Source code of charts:
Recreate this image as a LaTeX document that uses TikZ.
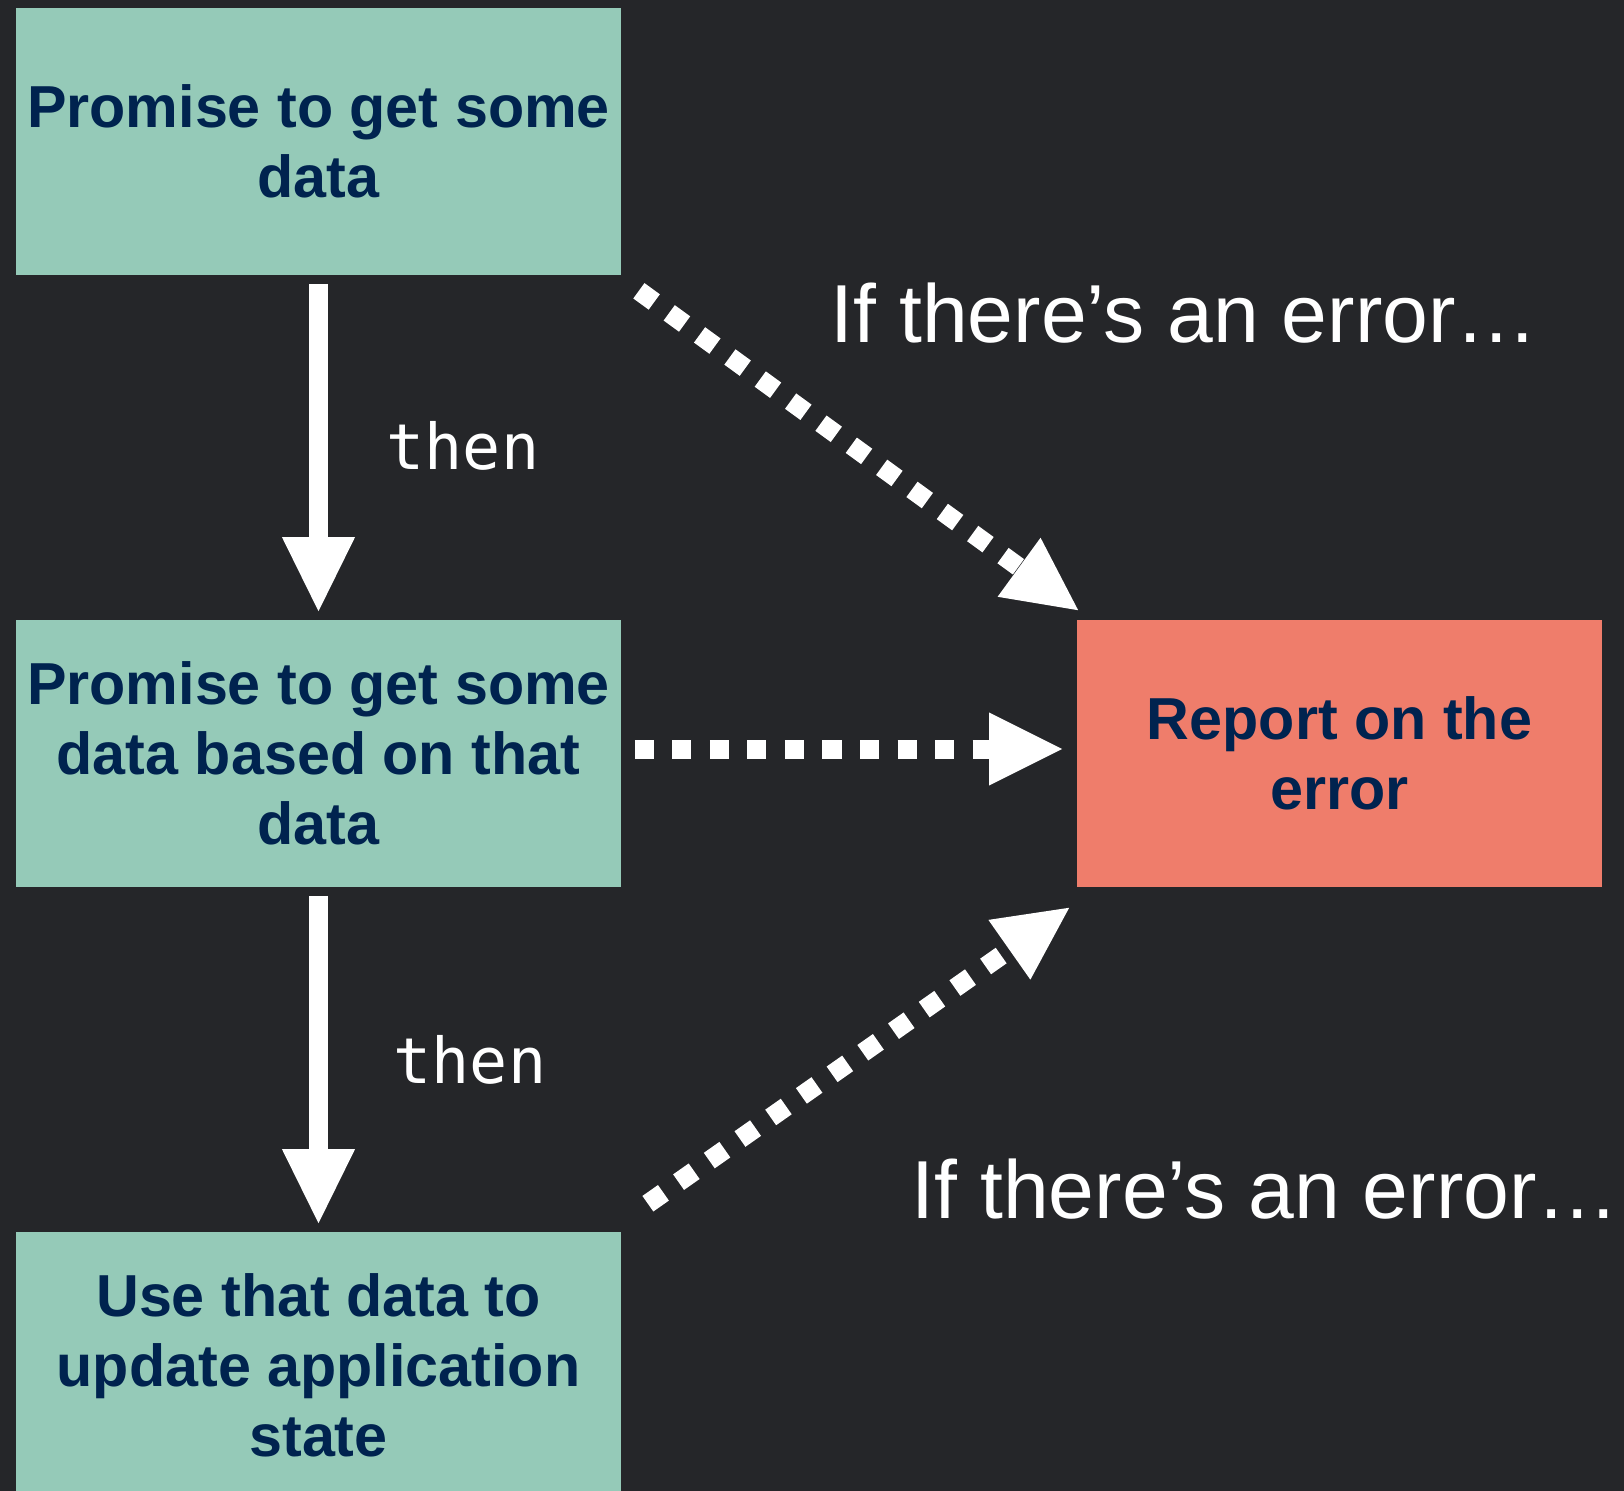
\documentclass[tikz,border=0pt]{standalone}
\usepackage{fontspec}
\setmainfont{Liberation Sans}
\setmonofont{DejaVu Sans Mono}
\usetikzlibrary{arrows.meta,calc}
\definecolor{bgc}{RGB}{37,38,41}
\definecolor{boxgreen}{RGB}{149,202,184}
\definecolor{salmon}{RGB}{239,125,107}
\definecolor{navy}{RGB}{0,35,79}
\begin{document}
\begin{tikzpicture}[x=0.01cm,y=-0.01cm,
  stepbox/.style={rectangle, fill=boxgreen, minimum width=6.05cm, minimum height=2.67cm,
    inner sep=0pt, align=center, text=navy, font=\bfseries\fontsize{16.85}{19.9}\selectfont},
  errbox/.style={stepbox, fill=salmon, minimum width=5.25cm},
  thenarrow/.style={draw=white, line width=0.19cm,
    -{Triangle[length=0.74cm,width=0.73cm,line width=0pt]},
    shorten <=0.08cm, shorten >=0.08cm},
  errarrow/.style={draw=white, line width=0.19cm, dash pattern=on 0.19cm off 0.185cm,
    -{Triangle[length=0.73cm,width=0.73cm,line width=0pt]}},
  thenlabel/.style={text=white, inner sep=0pt, anchor=base west,
    font=\ttfamily\fontsize{18}{21}\selectfont},
  errlabel/.style={text=white, inner sep=0pt, anchor=base west,
    font=\fontsize{23.4}{28}\selectfont}
]
\useasboundingbox (0,0) rectangle (1624,1491);
\clip (0,0) rectangle (1624,1491);
\fill[bgc] (0,0) rectangle (1624,1491);

\node[stepbox] (b1) at (318.5,141.5) {Promise to get some\\data};
\node[stepbox] (b2) at (318.5,753.5) {Promise to get some\\data based on that\\data};
\node[stepbox] (b3) at (318.5,1365.5) {Use that data to\\update application\\state};
\node[errbox] (rep) at (1339.5,753.5) {Report on the\\error};

\draw[thenarrow] (b1.south) -- (b2.north);
\draw[thenarrow] (b2.south) -- (b3.north);

\draw[errarrow] ([shift={(17,15)}]b1.south east) -- ([shift={(2,-9)}]rep.north west);
\draw[errarrow] ([shift={(13,-4.5)}]b2.east) -- ([shift={(-14,-4.5)}]rep.west);
\draw[errarrow] ([shift={(26,-27.5)}]b3.north east) -- ([shift={(-7,20)}]rep.south west);

\node[thenlabel] (t1) at (386,469) {then};
\node[thenlabel] (t2) at (393,1083) {then};
\node[errlabel] (e1) at (830,343) {If there’s an error…};
\node[errlabel] (e2) at (911,1218) {If there’s an error…};
\end{tikzpicture}
\end{document}
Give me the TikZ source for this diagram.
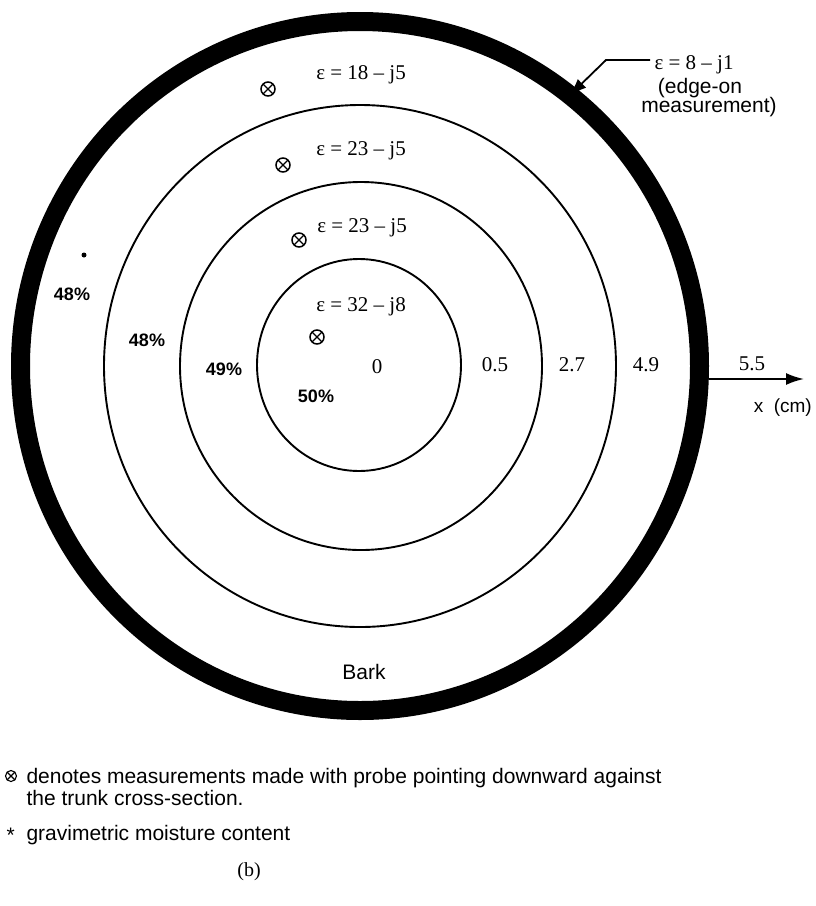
\documentclass[tikz,border=0pt]{standalone}
\usepackage{fontspec}
\setmainfont{Liberation Serif}
\newfontfamily\helv{Liberation Sans}
\usetikzlibrary{arrows.meta}

\tikzset{
    ring/.style={line width=1.9pt},
    probe/.style={circle, draw, line width=1.5pt, minimum size=14pt, inner sep=0pt,
        path picture={\draw[line width=1.2pt]
            (path picture bounding box.north west) -- (path picture bounding box.south east)
            (path picture bounding box.north east) -- (path picture bounding box.south west);}},
    perm/.style={font=\fontsize{21}{23}\selectfont},
    pct/.style={font=\helv\bfseries\fontsize{18}{20}\selectfont},
    sans/.style={font=\helv\fontsize{21}{23}\selectfont},
}

\begin{document}
\begin{tikzpicture}[x=1pt, y=-1pt]
    \useasboundingbox (0,0) rectangle (815,906);

    % bark and growth rings
    \fill[even odd rule] (360,366) ellipse [x radius=349pt, y radius=354pt]
                         (360,366) ellipse [x radius=330pt, y radius=335pt];
    \draw[ring] (360,366) ellipse [x radius=256pt, y radius=261pt];
    \draw[ring] (361,366) ellipse [x radius=181pt, y radius=184pt];
    \draw[ring] (359,365) ellipse [x radius=102pt, y radius=106pt];

    % permittivities
    \node[perm] (eps18) at (361,75) {ε = 18 – j5};
    \node[perm] (eps23a) at (361,151) {ε = 23 – j5};
    \node[perm] (eps23b) at (362,228) {ε = 23 – j5};
    \node[perm] (eps32) at (361,307) {ε = 32 – j8};
    \node[probe] (pr1) at (268,89) {};
    \node[probe] (pr2) at (283,165) {};
    \node[probe] (pr3) at (299,240) {};
    \node[probe] (pr4) at (317,337) {};

    % moisture
    \node[pct] (m50) at (316,396) {50\%};
    \node[pct] (m49) at (224,369) {49\%};
    \node[pct] (m48a) at (147,340) {48\%};
    \node[pct] (m48b) at (72,294) {48\%};
    \node[circle, fill, inner sep=0pt, minimum size=5pt] (dot) at (84,255) {};

    % radial positions
    \node[perm] (r0) at (377,367) {0};
    \node[perm] (r05) at (495,365) {0.5};
    \node[perm] (r27) at (572,365) {2.7};
    \node[perm] (r49) at (646,365) {4.9};
    \node[perm] (r55) at (752,364) {5.5};
    \node[sans, font=\helv\fontsize{19}{21}\selectfont, anchor=east, inner sep=1pt] (xcm) at (813,408) {x\ \ (cm)};
    \coordinate (xstart) at (709,379);
    \coordinate (xend) at (804,379);
    \draw[line width=2pt, -{Latex[length=18pt, width=12pt]}] (xstart) -- (xend);

    \node[sans] (bark) at (364,672) {Bark};

    % edge-on value
    \node[perm] (eps8) at (694,65) {ε = 8 – j1};
    \node[sans] (edge) at (700,88) {(edge-on};
    \node[sans] (meas) at (709,107) {measurement)};
    \coordinate (leadA) at (650,60);
    \coordinate (leadB) at (606,60);
    \coordinate (barktip) at (569,96);
    \draw[line width=1.8pt, -{Latex[length=18pt, width=12pt]}] (leadA) -- (leadB) -- (barktip);

    % legend
    \node[probe, minimum size=11pt, line width=1.1pt] (keyprobe) at (11,776) {};
    \node[sans, anchor=base west] (key1) at (23,783) {denotes measurements made with probe pointing downward against};
    \node[sans, anchor=base west] (key2) at (23,805) {the trunk cross-section.};
    \node[sans, anchor=base west] (keystar) at (3,842) {*};
    \node[sans, anchor=base west] (key3) at (23,840) {gravimetric moisture content};
    \node[font=\fontsize{20}{22}\selectfont] (cap) at (249,872) {(b)};
\end{tikzpicture}
\end{document}
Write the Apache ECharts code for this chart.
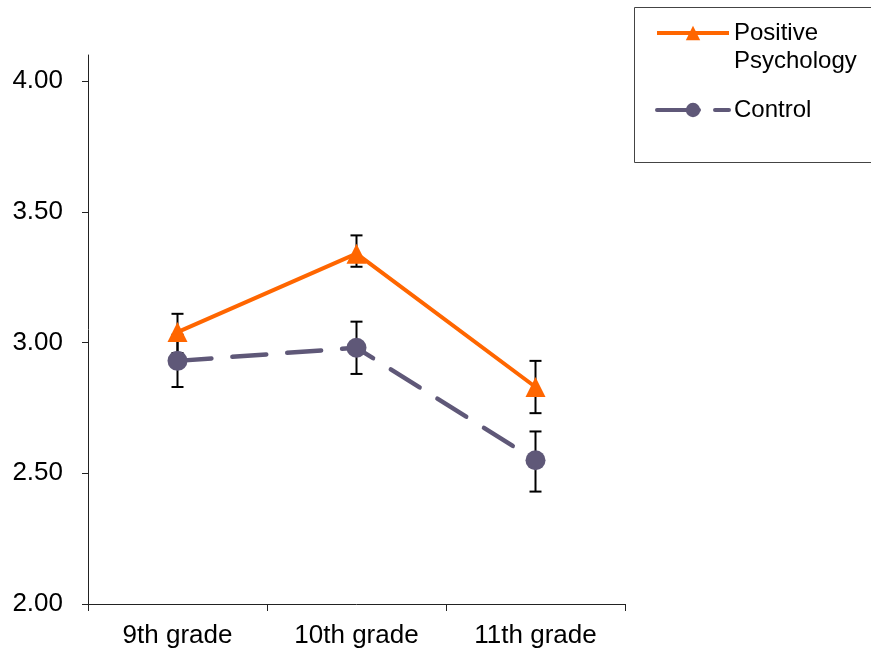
<!DOCTYPE html>
<html>
<head>
<meta charset="utf-8">
<script src="https://cdn.jsdelivr.net/npm/echarts@6/dist/echarts.min.js"></script>
<style>html,body{margin:0;padding:0;background:#fff}#c{width:871px;height:650px}</style>
</head>
<body>
<div id="c"></div>
<script>
const categories = ['9th grade', '10th grade', '11th grade'];
const positive = [3.04, 3.34, 2.83];
const positiveLow = [2.96, 3.29, 2.73];
const positiveHigh = [3.11, 3.41, 2.93];
const control = [2.93, 2.98, 2.55];
const controlLow = [2.83, 2.88, 2.43];
const controlHigh = [3.03, 3.08, 2.66];
const yTicks = [2, 2.5, 3, 3.5, 4];
const seriesNames = ['Positive Psychology', 'Control'];

const FONT = 'Liberation Sans, Arial, sans-serif';
const ORANGE = '#FF6600';
const PURPLE = '#5F5878';
const DASH = [34, 21];

function errData(lo, hi) { return categories.map((c, i) => [i, lo[i], hi[i]]); }
function renderErr(params, api) {
  const x = api.value(0);
  const lo = api.coord([x, api.value(1)]);
  const hi = api.coord([x, api.value(2)]);
  const w = 6;
  const st = { stroke: '#000', lineWidth: 2 };
  return {
    type: 'group',
    children: [
      { type: 'line', shape: { x1: lo[0], y1: lo[1], x2: hi[0], y2: hi[1] }, style: st },
      { type: 'line', shape: { x1: lo[0] - w, y1: lo[1], x2: lo[0] + w, y2: lo[1] }, style: st },
      { type: 'line', shape: { x1: hi[0] - w, y1: hi[1], x2: hi[0] + w, y2: hi[1] }, style: st }
    ]
  };
}

const chart = echarts.init(document.getElementById('c'));
chart.setOption({
  animation: false,
  backgroundColor: '#fff',
  textStyle: { fontFamily: FONT },
  grid: { left: 88, right: 246, top: 55, bottom: 46, containLabel: false },
  xAxis: {
    type: 'category',
    data: categories,
    boundaryGap: true,
    axisLine: { lineStyle: { color: '#222', width: 1 } },
    axisTick: { show: true, interval: 0, length: 7, lineStyle: { color: '#222' } },
    axisLabel: { fontSize: 26, color: '#000', margin: 19, fontFamily: FONT }
  },
  yAxis: {
    type: 'value',
    min: 2,
    max: 4.1,
    interval: 0.5,
    splitLine: { show: false },
    axisLine: { show: true, lineStyle: { color: '#222', width: 1 } },
    axisTick: { show: true, length: 6, customValues: yTicks, lineStyle: { color: '#222' } },
    axisLabel: { fontSize: 26, color: '#000', margin: 25, customValues: yTicks, fontFamily: FONT,
      formatter: v => v.toFixed(2) }
  },
  legend: {
    orient: 'vertical',
    left: 655,
    top: -9,
    padding: 0,
    itemGap: 21,
    itemWidth: 72,
    itemHeight: 18,
    textStyle: { fontSize: 24, color: '#000', fontFamily: FONT, lineHeight: 28 },
    formatter: name => name === 'Positive Psychology' ? '\nPositive\nPsychology' : name,
    data: [
      { name: seriesNames[0], lineStyle: { width: 4, color: ORANGE } },
      { name: seriesNames[1], lineStyle: { width: 4, color: PURPLE, type: [42, 16], cap: 'round' } }
    ]
  },
  graphic: [
    { type: 'rect', shape: { x: 634.5, y: 7.5, width: 245, height: 155 },
      style: { fill: 'none', stroke: '#444', lineWidth: 1 }, z: 0 }
  ],
  series: [
    { type: 'custom', name: 'errP', renderItem: renderErr, data: errData(positiveLow, positiveHigh), z: 1 },
    { type: 'custom', name: 'errC', renderItem: renderErr, data: errData(controlLow, controlHigh), z: 1 },
    {
      type: 'line', name: seriesNames[0], data: positive, z: 3,
      symbol: 'triangle', symbolSize: 20,
      itemStyle: { color: ORANGE },
      lineStyle: { color: ORANGE, width: 4 }
    },
    {
      type: 'line', name: seriesNames[1], data: control, z: 2,
      symbol: 'circle', symbolSize: 20,
      itemStyle: { color: PURPLE },
      lineStyle: { color: PURPLE, width: 4.5, type: DASH, cap: 'round' }
    }
  ]
});
</script>
</body>
</html>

» STATED PROBLEM
Transcribe, leaving out pictures, each line from the one containing "Give me the TikZ source for this diagram." through the one containing "(0,0) rectangle (815,906);".

» SOLUTION TO THE PROBLEM
Give me the TikZ source for this diagram.
\documentclass[tikz,border=0pt]{standalone}
\usepackage{fontspec}
\setmainfont{Liberation Serif}
\newfontfamily\helv{Liberation Sans}
\usetikzlibrary{arrows.meta}

\tikzset{
    ring/.style={line width=1.9pt},
    probe/.style={circle, draw, line width=1.5pt, minimum size=14pt, inner sep=0pt,
        path picture={\draw[line width=1.2pt]
            (path picture bounding box.north west) -- (path picture bounding box.south east)
            (path picture bounding box.north east) -- (path picture bounding box.south west);}},
    perm/.style={font=\fontsize{21}{23}\selectfont},
    pct/.style={font=\helv\bfseries\fontsize{18}{20}\selectfont},
    sans/.style={font=\helv\fontsize{21}{23}\selectfont},
}

\begin{document}
\begin{tikzpicture}[x=1pt, y=-1pt]
    \useasboundingbox (0,0) rectangle (815,906);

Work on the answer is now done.